Joined: Thu Aug 12, 2010 6:29 pm
darwin has shaped man in the present but it's an idea - what other ideas are there?
With only a moment's notice, I probably couldn't think of any alternatives to methodological naturalism, that had legs, other than what comes out of Kant's critique of theorectical reason -- that could allow humans to be "something else" and still leave evolution, nature, and science intact or unintruded upon while also providing a possible termination to the infinite regresses and antinomies of the empirical world. To a degree unlike anyone before him, Kant exhaustively argued from multiple contexts about his version of appearances and non-appearances, to the point of it being very tedious to read and remember and keep straight all the details. As Schopenhauer put it: ". . . knowledge of the nature of the world in itself and outside the idea, no step in advance was made, but one only moved like a squirrel in its wheel. Thus, all the dogmatists may be compared to persons who supposed that if they only went straight on long enough they would come to the end of the world [of experience]; but Kant then circumnavigated the world and showed that, because it is round [an endless process in terms of the substrates, causes, etc., generated], one cannot get out of it by horizontal movement, but that yet by perpendicular movement this is perhaps not impossible."
Note that when Kant refers to soul
in the quote below he is not referring to popular notions of the term. But to how humans would exist on the "things-in-themselves" side of this pseudo dual-aspectism for objects. In his framework, concepts like space, time, causation, substance, relation, etc., are only applicable to experience -- so all that can be said of a "soul" is that it is no more a positive or concrete object than how a set of scientific laws or abstract principles responsible for the universe and its behaviors could be located as such objects somewhere.

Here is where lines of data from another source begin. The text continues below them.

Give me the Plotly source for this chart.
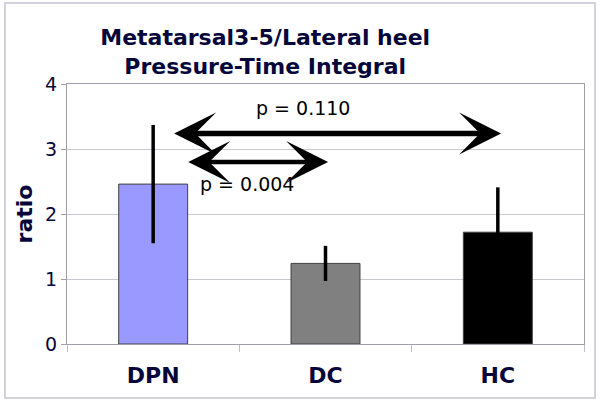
import plotly.graph_objects as go

categories = ["DPN", "DC", "HC"]
means = [2.46, 1.24, 1.72]
sd = [0.91, 0.27, 0.69]
bar_colors = ["#9999FF", "#808080", "#000000"]

p_labels = ["p = 0.004", "p = 0.110"]
arrow_y = [2.80, 3.24]
arrow_x_start = [0.195, 0.113]
arrow_x_end = [1.015, 2.019]
label_x = [0.543, 0.87]
label_y = [2.46, 3.63]
arrow_widths = [4.5, 5.5]

NAVY = "#06063a"
FONT = "DejaVu Sans"
HEAD = 7.0  # head scale in px units (arrowwidth * arrowsize)

fig = go.Figure()
fig.add_trace(go.Bar(
    x=categories, y=means,
    marker=dict(color=bar_colors, line=dict(color="#404040", width=1)),
    error_y=dict(type="data", array=sd, visible=True, color="black", thickness=3.5, width=0),
    width=0.4,
))

annotations = []
for i in range(len(p_labels)):
    annotations.append(dict(
        x=arrow_x_end[i], y=arrow_y[i], xref="x", yref="y",
        ax=arrow_x_start[i], ay=arrow_y[i], axref="x", ayref="y",
        text=" ", font=dict(size=1), showarrow=True,
        arrowside="end+start", arrowhead=3, startarrowhead=3,
        arrowwidth=arrow_widths[i], arrowsize=HEAD / arrow_widths[i],
        startarrowsize=HEAD / arrow_widths[i], arrowcolor="black",
    ))
    annotations.append(dict(
        x=label_x[i], y=label_y[i], xref="x", yref="y",
        text=p_labels[i], showarrow=False,
        font=dict(family=FONT, size=19, color="black"),
    ))

fig.update_layout(
    width=600, height=402,
    margin=dict(l=67, r=16, t=84, b=58),
    paper_bgcolor="white", plot_bgcolor="white",
    showlegend=False,
    title=dict(
        text="<b>Metatarsal3-5/Lateral heel<br>Pressure-Time Integral</b>",
        x=0.442, xanchor="center", y=0.887, yanchor="middle",
        font=dict(family=FONT, size=22, color=NAVY),
    ),
    annotations=annotations,
    shapes=[dict(type="rect", xref="paper", yref="paper",
                 x0=-0.12, x1=1.0213, y0=-0.2077, y1=1.3115,
                 line=dict(color="#c4c4d0", width=1.5), layer="below")],
)
fig.update_xaxes(
    range=[-0.5, 2.5], showline=True, linecolor="#a0a0a8", mirror=True,
    ticks="outside", tickson="boundaries", ticklen=7, tickcolor="#c0c0c8",
    tickfont=dict(family=FONT, size=22, color=NAVY),
    ticklabelstandoff=12, tickprefix="<b>", ticksuffix="</b>",
)
fig.update_yaxes(
    range=[0, 4], dtick=1, showline=True, linecolor="#a0a0a8", mirror=True,
    ticks="outside", ticklen=5, tickcolor="#a0a0a8",
    gridcolor="#c8c8d0", gridwidth=1, zeroline=False,
    tickfont=dict(family=FONT, size=19, color=NAVY),
    title=dict(text="<b>ratio</b>", font=dict(family=FONT, size=22, color=NAVY), standoff=6),
)

fig.write_html("out.html", config={"displayModeBar": False},
               post_script="document.body.style.margin='0px';document.body.style.padding='0px';")
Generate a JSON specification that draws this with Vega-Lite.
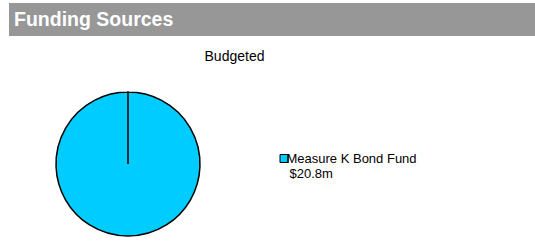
{
  "$schema": "https://vega.github.io/schema/vega-lite/v6.json",
  "background": "white",
  "padding": {"left": 9, "top": 3, "right": 0, "bottom": 0},
  "spacing": 14,
  "config": {"view": {"stroke": null}, "font": "Liberation Sans"},
  "vconcat": [
    {
      "width": 526,
      "height": 33,
      "view": {"fill": "#979797", "stroke": null},
      "data": {"values": [{"label": "Funding Sources"}]},
      "mark": {"type": "text", "align": "left", "baseline": "middle", "dx": 5, "font": "Liberation Sans", "fontSize": 19.5, "fontWeight": "bold", "fill": "white"},
      "encoding": {
        "x": {"field": "label", "type": "nominal", "axis": null, "scale": {"type": "point", "padding": 0, "align": 0}},
        "text": {"field": "label"}
      }
    },
    {
      "width": 238,
      "height": 144,
      "title": {"text": "Budgeted", "frame": "group", "anchor": "middle", "dx": 106.5, "offset": 14, "baseline": "alphabetic", "fontSize": 14, "fontWeight": "normal", "font": "Liberation Sans", "color": "black"},
      "data": {"values": [{"source": "Measure K Bond Fund", "amount": 20.8}]},
      "mark": {"type": "arc", "stroke": "black", "strokeWidth": 1.5},
      "encoding": {
        "theta": {"field": "amount", "type": "quantitative", "scale": {"range": [0, 6.2831]}},
        "color": {
          "field": "source",
          "type": "nominal",
          "scale": {"range": ["#00CCFF"]},
          "legend": {
            "title": "$20.8m",
            "orient": "none",
            "legendX": 280.5,
            "legendY": 149,
            "titleOrient": "bottom",
            "titleAnchor": "start",
            "titleFontSize": 13,
            "titleFontWeight": "normal",
            "titleColor": "black",
            "titleFont": "Liberation Sans",
            "titlePadding": 2,
            "symbolType": "square",
            "symbolSize": 64,
            "symbolStrokeColor": "black",
            "symbolStrokeWidth": 1,
            "symbolOffset": -12,
            "labelFontSize": 13,
            "labelColor": "black",
            "labelFont": "Liberation Sans",
            "labelOffset": -4,
            "padding": 0
          }
        }
      }
    }
  ]
}
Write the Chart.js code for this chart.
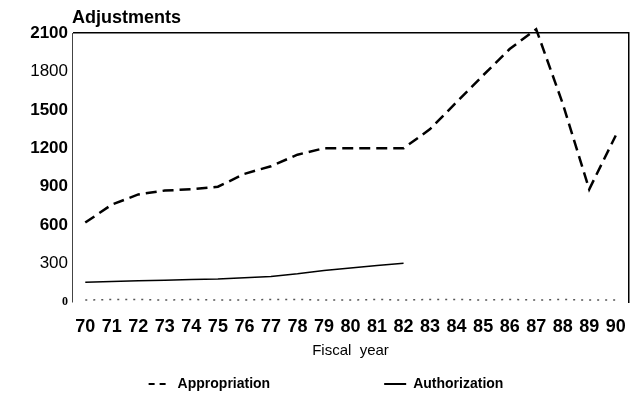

In this case, "soul" is a partly knowable thing in itself that engenders experience -- it represents and integrates the other things in themselves as causally connected components of a conditioned world (organized by its a priori categories of space/time, causation, etc. that are universal and coordinated in all or at least most humans: this provides the intersubjectivity, the empirical realism in Kant's scheme). But we're also like the other things in themselves whose "intrinsic constitution" is unknowable -- that is, the human "soul" has an unknowable "non-appearances side" that allows the possibility of freedom or free will, from the standpoint of practical reason. This is the only kind of reason ("ought") that can say something further about metaphysics once theoretical (speculative) reason has been banned from it in Kant's critique.
KANT: [p. xxvii] . . . Let us suppose that the necessary distinction, established in our critique, between things as objects of experience and the same things by themselves, had not been made. In that case, the principle of causality, and with it the mechanism of nature, as determined by it, would apply to all things in general, as efficient causes. I should then not be able to say of one and the same being, for instance the human soul, that its will is free, and, at the same time, subject to the necessity of nature, that is, not free, without involving myself in a palpable contradiction: and this because I had taken the soul, in both propositions, in one and the same sense, namely, as a thing in general (as something by itself), as, without previous criticism, I could not but take it.
If, however, our criticism was true, in teaching us to take an object in two senses, namely, either as a phenomenon, or as a thing by itself, and if the deduction of our concepts of the understanding was correct, and the principle of causality applies to things only, if taken in the first sense, namely, so far as they are objects of experience, but not to things, if taken in their second sense, we can, without any contradiction, think the same will when phenomenal (in visible actions) as necessarily [p. xxviii] conforming to the law of nature, and so far, not free, and yet, on the other hand, when belonging to a thing by itself, as not subject to that law of nature, and therefore free.
Now it is quite true that I may not know my soul, as a thing by itself, by means of speculative reason (still less through empirical observation), and consequently may not know freedom either, as the quality of a being to which I attribute effects in the world of sense, because, in order to do this, I should have to know such a being as determined in its existence, and yet as not determined in time (which, as I cannot provide my concept with any intuition, is impossible). This, however, does not prevent me from thinking freedom; that is, my representation of it contains at least no contradiction within itself, if only our critical distinction of the two modes of representation (the sensible and the intelligible), and the consequent limitation of the concepts of the pure understanding, and of the principles based on them, has been properly carried out."